Scientific classification
- Domain: Eukaryota
- Clade: Metamonada
- Phylum: incertae sedis
- Class: Notopharyngea
- Order: Barthelonida
- Family: Barthelonidae
- Genus: Barthelona Bernard, Simpson & Patterson, 2000 emend. Shiratori et al., 2026
- Species: B. vulgaris
- Binomial name: Barthelona vulgaris Bernard, Simpson & Patterson, 2000

= Barthelona =

- Authority: Bernard, Simpson & Patterson, 2000
- Parent authority: Bernard, Simpson & Patterson, 2000 emend. Shiratori et al., 2026

Genus of basal eukaryotes

Barthelona is a genus of barthelonid protists. They are basal eukaryotes closely related to skoliomonads within Metamonada, a diverse group of anaerobic protists. It is a monotypic genus containing the sole species Barthelona vulgaris.

== Description ==

Barthelonids are flagellates, unicellular protists (a type of eukaryote) that use flagella for movement. Their cells measure 6–8 μm in length, and are oval on the dorsal side and flattened on the ventral side. Each cell has two flagella inserted sub-apically and laterally, at an angle of 60° from each other. The anterior flagellum is 1–2 times the cell length, while the posterior flagellum is 3–5 times as large as the cell body, and is slightly acronematic. The nucleus is located in the anterior end of the cell. The cytoplasm usually contains refractile granules.

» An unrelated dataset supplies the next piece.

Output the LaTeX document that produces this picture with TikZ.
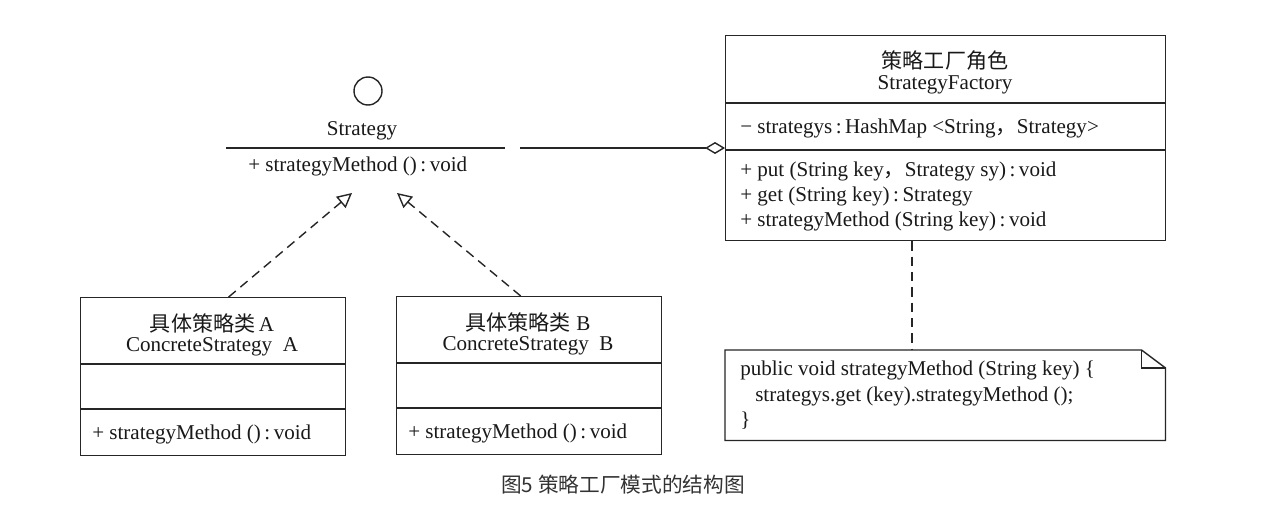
\documentclass[tikz,border=0pt]{standalone}
\usepackage{fontspec}
\setmainfont{Liberation Serif}
\newfontfamily\cjk{Noto Sans CJK SC}
\usetikzlibrary{arrows.meta,calc}
\newcommand{\cln}{\,:\,}
\begin{document}
\begin{tikzpicture}[x=0.75pt,y=-0.75pt,
  line/.style={draw=black!85, line width=1.05pt},
  txt/.style={font=\fontsize{15.8}{18}\selectfont, text=black!90, inner sep=0pt},
  cls/.style={line, rectangle, inner sep=0pt, anchor=north west},
  dsh/.style={line, dash pattern=on 7pt off 4.5pt},
  realize/.style={dsh, -{Triangle[open,length=11pt,width=11pt]}},
  aggr/.style={line, -{Diamond[open,length=15pt,width=9pt]}},
]
\path[fill=white] (0,0) rectangle (1282,507);

% Strategy interface
\node[line, circle, minimum size=21pt, inner sep=0pt] (icon) at (368,91) {};
\node[txt] (sname) at (362,131) {Strategy};
\coordinate (sl) at (226,148);
\coordinate (sr) at (505,148);
\draw[line] (sl) -- (sr);
\node[txt, anchor=west] (smeth) at (248,166) {+ strategyMethod ()\cln void};
\coordinate (tA) at (352,193);
\coordinate (tB) at (397,193);

% Concrete A
\node[cls, minimum width=198.75pt, minimum height=118.5pt] (A) at (80,297) {};
\node[txt] (At1) at (212,323) {{\cjk 具体策略类}\,A};
\node[txt] (At2) at (212,347) {ConcreteStrategy\ \ A};
\draw[line] ($(A.north west)+(0,67)$) -- ($(A.north east)+(0,67)$);
\draw[line] ($(A.north west)+(0,112)$) -- ($(A.north east)+(0,112)$);
\node[txt, anchor=west] (Am) at (92,434) {+ strategyMethod ()\cln void};

% Concrete B
\node[cls, minimum width=198.75pt, minimum height=118.5pt] (B) at (396,296) {};
\node[txt] (Bt1) at (528,322) {{\cjk 具体策略类}\ B};
\node[txt] (Bt2) at (528,346) {ConcreteStrategy\ \ B};
\draw[line] ($(B.north west)+(0,67)$) -- ($(B.north east)+(0,67)$);
\draw[line] ($(B.north west)+(0,112)$) -- ($(B.north east)+(0,112)$);
\node[txt, anchor=west] (Bm) at (408,433) {+ strategyMethod ()\cln void};

\draw[realize] ($(A.north west)!0.558!(A.north east)$) -- (tA);
\draw[realize] ($(B.north west)!0.468!(B.north east)$) -- (tB);

% Factory
\node[cls, minimum width=330pt, minimum height=153.75pt] (F) at (725,35) {};
\node[txt] (Ft1) at (945,61) {\cjk 策略工厂角色};
\node[txt] (Ft2) at (945,85) {StrategyFactory};
\draw[line] ($(F.north west)+(0,68)$) -- ($(F.north east)+(0,68)$);
\draw[line] ($(F.north west)+(0,115)$) -- ($(F.north east)+(0,115)$);
\node[txt, anchor=west] (Fa) at (740,128) {− strategys\cln HashMap <String{\cjk ，}Strategy>};
\node[txt, anchor=west] (Fm1) at (740,171) {+ put (String key{\cjk ，}Strategy sy)\cln void};
\node[txt, anchor=west] (Fm2) at (740,196) {+ get (String key)\cln Strategy};
\node[txt, anchor=west] (Fm3) at (740,221) {+ strategyMethod (String key)\cln void};

\coordinate (ag) at (520,148);
\draw[aggr] (ag) -- ($(F.north west)+(0,113)$);

% Note
\node[rectangle, inner sep=0pt, anchor=north west, minimum width=330pt, minimum height=67.5pt] (N) at (725,350) {};
\draw[line, line join=miter] (N.north west) -- ($(N.north east)+(-24,0)$) -- ($(N.north east)+(0,18)$) -- (N.south east) -- (N.south west) -- cycle;
\draw[line] ($(N.north east)+(-24,0)$) -- ($(N.north east)+(-24,18)$) -- ($(N.north east)+(0,18)$);
\node[txt, anchor=west] (Nt1) at (740,370) {public void strategyMethod (String key) \{};
\node[txt, anchor=west] (Nt2) at (755,396) {strategys.get (key).strategyMethod ();};
\node[txt, anchor=west] (Nt3) at (740,421) {\}};
\draw[dsh] ($(F.south west)+(187,0)$) -- ($(N.north west)+(187,0)$);

% Caption
\node[font=\cjk\fontsize{15.5}{18}\selectfont, text=black!80, inner sep=0pt] (cap) at (623,485) {图5 策略工厂模式的结构图};
\end{tikzpicture}
\end{document}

Barthelonids are free-living solitary heterotrophs. They swim or, more rarely, glide slowly. When stationary, they still beat their flagella with a gentle undulation. They are anaerobes.

== Taxonomy ==

The genus Barthelona was described by protistologists Catherine Bernard, Alastair G.B. Simpson, and David J. Patterson. They isolated flagellates from sediments of Quibray Bay, Australia in the spring of 1996. After observing the microorganisms, the authors assigned them to a new species Barthelona vulgaris and published the description in 2000. Since the identification of B. vulgaris was purely based on observations under light microscopy, it was treated as a morphospecies. This morphospecies was later identified at other geographical locations, but it was never genetically sequenced, and consequently its evolutionary position remained uncertain. In 2020, five strains of Barthelona were isolated and genetically sequenced in order to reveal their phylogenetic position.